Ketua Pengurus Pusat Asosiasi Pengajar Hukum Tata Negara-Hukum Administrasi Negara (APHTN-HAN) ini menyatakan kekhawatirannya bahwa RUU KUHAP ini akan membawa Indonesia kembali ke sistem hukum zaman kolonial Belanda. "Pengesahan RUU KUHAP itu nantinya dikhawatirkan akan kembali menjadi mundur ke jaman Herziene Inlandsch Reglement (HIR) zaman Belanda yang menempatkan polisi sebagai pembantu jaksa (hulp magistraat)," ungkapnya.

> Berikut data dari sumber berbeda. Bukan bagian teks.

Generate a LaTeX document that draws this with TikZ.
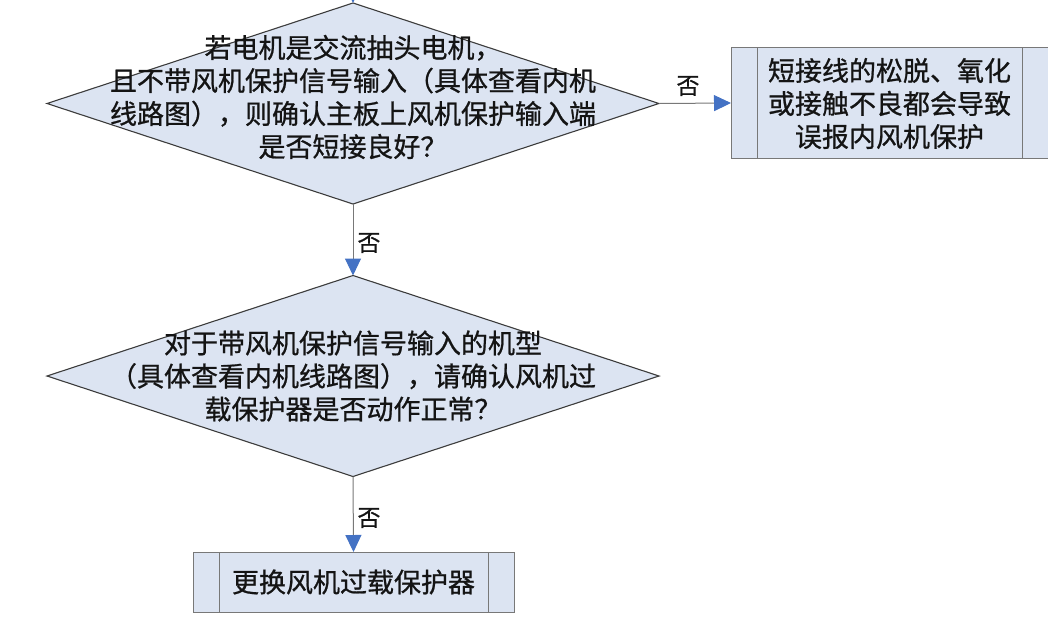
\documentclass[tikz,border=0pt]{standalone}
\usepackage{fontspec}
\setmainfont{Noto Sans CJK SC}[FakeBold=0.8]
\usetikzlibrary{shapes.geometric,arrows.meta}
\definecolor{fillblue}{RGB}{220,228,242}
\definecolor{diaedge}{RGB}{60,60,60}
\definecolor{boxedge}{RGB}{120,120,120}
\definecolor{conncol}{RGB}{120,120,120}
\definecolor{arrowblue}{RGB}{68,114,196}
\definecolor{textcol}{RGB}{20,20,20}
\begin{document}
\begin{tikzpicture}[x=1pt,y=-1pt,
  dia/.style={diamond, draw=diaedge, fill=fillblue, line width=1.1pt, minimum width=612pt, minimum height=201pt, inner sep=0pt, outer sep=0pt},
  procbox/.style={rectangle, draw=boxedge, fill=fillblue, line width=1pt, inner sep=0pt, outer sep=0pt},
  innerline/.style={draw=boxedge, line width=1pt},
  txt/.style={align=center, font=\fontsize{27}{33}\selectfont, text=textcol, inner sep=0pt},
  lbl/.style={font=\fontsize{23}{26}\selectfont, text=textcol, inner sep=0pt},
  conn/.style={draw=conncol, line width=1pt, -{Triangle[length=17pt,width=16pt,fill=arrowblue,color=arrowblue]}}
]
\useasboundingbox (0,0) rectangle (1048,624);
% shapes
\node[dia] (d1) at (353,103.5) {};
\node[dia] (d2) at (353,376) {};
\node[procbox, minimum width=317pt, minimum height=111pt] (b1) at (889.5,103) {};
\node[procbox, minimum width=321pt, minimum height=60pt] (b2) at (353.5,582) {};
\draw[innerline] ([xshift=26pt]b1.north west) -- ([xshift=26pt]b1.south west);
\draw[innerline] ([xshift=-26pt]b1.north east) -- ([xshift=-26pt]b1.south east);
\draw[innerline] ([xshift=26pt]b2.north west) -- ([xshift=26pt]b2.south west);
\draw[innerline] ([xshift=-26pt]b2.north east) -- ([xshift=-26pt]b2.south east);
% texts
\node[txt] (t1) at (353,97) {若电机是交流抽头电机，\\且不带风机保护信号输入（具体查看内机\\线路图），则确认主板上风机保护输入端\\是否短接良好？};
\node[txt] (t2) at (353,376) {对于带风机保护信号输入的机型\\（具体查看内机线路图），请确认风机过\\载保护器是否动作正常？};
\node[txt] (tb1) at (889.5,103.5) {短接线的松脱、氧化\\或接触不良都会导致\\误报内风机保护};
\node[txt] (tb2) at (353.5,582) {更换风机过载保护器};
% connectors
\coordinate (topin) at (353,-40);
\draw[conn] (topin) -- (d1.north);
\draw[conn] (d1.east) -- (b1.west);
\draw[conn] (d1.south) -- (d2.north);
\draw[conn] (d2.south) -- (b2.north);
% labels
\node[lbl] (l1) at (688,86) {否};
\node[lbl] (l2) at (369,243) {否};
\node[lbl] (l3) at (369,518) {否};
\end{tikzpicture}
\end{document}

Partisipasi Publik dan Reformasi Hukum
Prof. Harisudin menekankan pentingnya partisipasi masyarakat dalam penyusunan undang-undang, sebagaimana dijamin dalam UU Nomor 12 tahun 2011 tentang Pembentukan Peraturan Perundang-undangan. Beliau berharap DPR tidak terburu-buru dalam mengesahkan RUU KUHAP dan mendengarkan aspirasi publik. "Saya berharap DPR tidak terburu-buru untuk mengesahkan RUU KUHAP dan wakil rakyat tersebut harus mendengar suara rakyat karena suara rakyat adalah suara Tuhan," pesannya.
Meskipun demikian, Prof. Harisudin juga mengakui adanya beberapa poin positif dalam RUU KUHAP, seperti peran hakim pemeriksa pendahuluan (HPP) dan penggunaan alat bukti elektronik. Beliau melihat RUU ini sebagai bagian dari reformasi hukum, namun tetap menyoroti perlunya perbaikan agar tidak menimbulkan masalah baru yang lebih besar.
Kesimpulannya, Prof. Harisudin menyerukan agar DPR mempertimbangkan kembali pasal-pasal yang bermasalah dalam RUU KUHAP dan melibatkan partisipasi publik secara lebih luas untuk memastikan terwujudnya sistem hukum yang adil, transparan, dan melindungi hak asasi manusia.